Per completezza, infine, si ricorda anche l’art. 1252 cod. civ. relativo alla compensazione “volontaria”, per cui anche se non sussistono i requisiti di legge comunque le parti possono effettuare la compensazione, basta che siano concordi nel farlo e sulle condizioni cui farlo.

Tornando al quesito, la compensazione eventualmente opposta dall’ex moglie potrebbe essere sufficiente – vista la natura e le caratteristiche dei due crediti - a paralizzare la pretesa dell’ex marito.
Questo però solo a due condizioni:
1) la sentenza di divorzio (il provvedimento di omologa della separazione lo è di sicuro) deve essere definitiva (cioè non più impugnabile): la giurisprudenza sul punto ha chiarito infatti che “Qualora manchi la prova della definitività del titolo giudiziale, l'estinzione per compensazione (legale) di due debiti (art. 1242 c.c.) postu1a non solo la liquidità ed esigibilità degli stessi, ma anche la loro certezza, e di tale carattere difetta il credito riconosciuto da una sentenza, o da altro titolo, provvisoriamente eseguibile, poiché la provvisoria esecutività facoltizza solo la temporanea esigibilità del credito (determinato nel suo ammontare), ma non ne comporta la irrevocabile certezza” (Tribunale Salerno, sez. II, 21/11/2014, n. 5524);
2) il marito dovrebbe essere d’accordo, ovvero riconoscere il debito nei confronti della moglie.

A tale ultimo proposito, infatti, va detto che, come correttamente accennato nel quesito, l’esistenza del credito della moglie e l’ammontare del medesimo non sono state oggetto di accertamento giudiziale e definitivo: se cioè il marito eccepisse un pagamento anche solo parziale o contestasse l’ammontare preciso del debito della moglie, ciò impedirebbe la compensazione legale e costringerebbe quest’ultima ad aprire un giudizio al fine di chiedere l’accertamento della sua pretesa e la condanna dell’ex marito al pagamento.
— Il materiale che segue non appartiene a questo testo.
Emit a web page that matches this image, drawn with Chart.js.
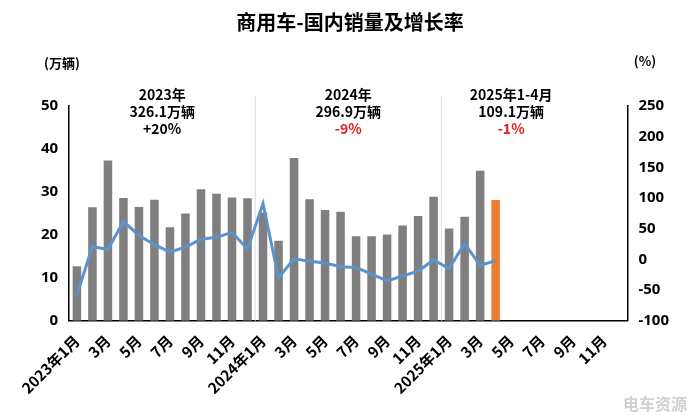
<!DOCTYPE html>
<html><head><meta charset="utf-8">
<script src="https://cdn.jsdelivr.net/npm/chart.js@4/dist/chart.umd.min.js"></script>
<style>body{margin:0;background:#fff}#wrap{width:700px;height:420px}</style>
</head><body><div id="wrap"><canvas id="c"></canvas></div>
<script>
const months = [];
for (const y of [2023, 2024, 2025]) for (let m = 1; m <= 12; m++) months.push(m === 1 ? `${y}年1月` : `${m}月`);

const sales = [12.7, 26.4, 37.3, 28.6, 26.5, 28.2, 21.8, 25, 30.6, 29.6, 28.7, 28.5,
  25.2, 18.6, 37.9, 28.3, 25.8, 25.4, 19.7, 19.7, 20.1, 22.2, 24.4, 28.9,
  21.5, 24.2, 34.9, 28.1];
const growth = [-58, 21, 16, 62, 39, 24, 12, 20, 33, 36, 44, 17,
  91, -30, 1, -3, -6, -12, -13, -24, -35, -27, -19, -1,
  -15, 26, -10, -2];
const barColors = sales.map((v, i) => i === sales.length - 1 ? '#ed7d31' : '#7f7f7f');

const notes = [
  { at: 5.5, lines: ['2023年', '326.1万辆', '+20%'], last: '#000' },
  { at: 17.5, lines: ['2024年', '296.9万辆', '-9%'], last: '#e02020' },
  { at: 28, lines: ['2025年1-4月', '109.1万辆', '-1%'], last: '#e02020' }
];
const dividers = [11.5, 23.5];

const extras = {
  id: 'extras',
  beforeDatasetsDraw(chart) {
    const { ctx, chartArea, scales: { x } } = chart;
    ctx.save();
    ctx.strokeStyle = '#d8dde6';
    ctx.lineWidth = 1;
    dividers.forEach(d => {
      const px = x.getPixelForValue(d);
      ctx.beginPath(); ctx.moveTo(px, chartArea.top - 10); ctx.lineTo(px, chartArea.bottom); ctx.stroke();
    });
    ctx.restore();
  },
  afterDraw(chart) {
    const { ctx, chartArea, scales: { x } } = chart;
    ctx.save();
    ctx.textAlign = 'center';
    ctx.fillStyle = '#000';
    ctx.font = 'bold 20px "Noto Sans CJK SC"';
    ctx.fillText('商用车-国内销量及增长率', 350, 30);
    ctx.font = 'bold 13px "Noto Sans CJK SC"';
    ctx.fillText('(万辆)', 62, 68);
    ctx.fillText('(%)', 645, 66);
    ctx.font = 'bold 14px "Noto Sans CJK SC"';
    notes.forEach(n => {
      const px = x.getPixelForValue(n.at);
      n.lines.forEach((t, i) => {
        ctx.fillStyle = i === 2 ? n.last : '#000';
        ctx.fillText(t, px, chartArea.top - 6 + i * 17);
      });
    });
    ctx.fillStyle = '#d0d0d0';
    ctx.font = 'bold 16px "Noto Sans CJK SC"';
    ctx.fillText('电车资源', 655, 410);
    ctx.restore();
  }
};

new Chart(document.getElementById('c'), {
  data: {
    labels: months,
    datasets: [
      { type: 'line', data: growth, yAxisID: 'y1', borderColor: '#5b93cc', borderWidth: 3,
        pointRadius: 0, tension: 0, order: 0 },
      { type: 'bar', data: sales, yAxisID: 'y', backgroundColor: barColors,
        barPercentage: 0.55, categoryPercentage: 1, order: 1 }
    ]
  },
  options: {
    responsive: true, maintainAspectRatio: false, animation: false,
    layout: { padding: { top: 106, left: 38, right: 28, bottom: 20 } },
    plugins: { legend: { display: false }, tooltip: { enabled: false } },
    scales: {
      x: {
        grid: { display: false }, border: { color: '#000', width: 1.5 },
        ticks: { autoSkip: false, maxRotation: 45, minRotation: 45, color: '#000',
          font: { family: 'Noto Sans CJK SC', size: 15, weight: 'bold' },
          callback: (v, i) => i % 2 === 0 ? months[i] : '' }
      },
      y: {
        min: 0, max: 50, position: 'left',
        grid: { display: false }, border: { color: '#000', width: 1.5 },
        ticks: { stepSize: 10, color: '#000', font: { family: 'Noto Sans', size: 15, weight: 'bold' } }
      },
      y1: {
        min: -100, max: 250, position: 'right',
        grid: { display: false }, border: { color: '#000', width: 1.5 },
        ticks: { stepSize: 50, color: '#000', font: { family: 'Noto Sans', size: 15, weight: 'bold' } }
      }
    }
  },
  plugins: [extras]
});
</script></body></html>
Si suggerisce, però, all’ex marito che eventualmente intenda promuovere l’esecuzione forzata, di stare attento a sollevare eccezioni che possano paralizzare quella di compensazione della moglie se queste non abbiano un minimo di fondatezza: qualora un Giudice, infatti, dovesse in un successivo giudizio accertare che l’eccezione – ad esempio – di intervenuto parziale pagamento è stata sollevata solo a fini dilatori ed è infondata perché in realtà il debito del marito davvero esiste, è probabile che penalizzerà quest’ultimo sotto il profilo delle spese e lo condannerà al pagamento di una somma di natura risarcitoria per la temerarietà della lite.

Peraltro, egli non andrebbe comunque esente dal rischio di un’opposizione della moglie all’esecuzione ai sensi dell’art. 615 c.p.c.: in questo caso, si aprirebbe un giudizio all’interno dell’esecuzione già pendente e quest’ultima si interromperebbe fino a che il Giudice non decida sulla pretesa sollevata dalla moglie.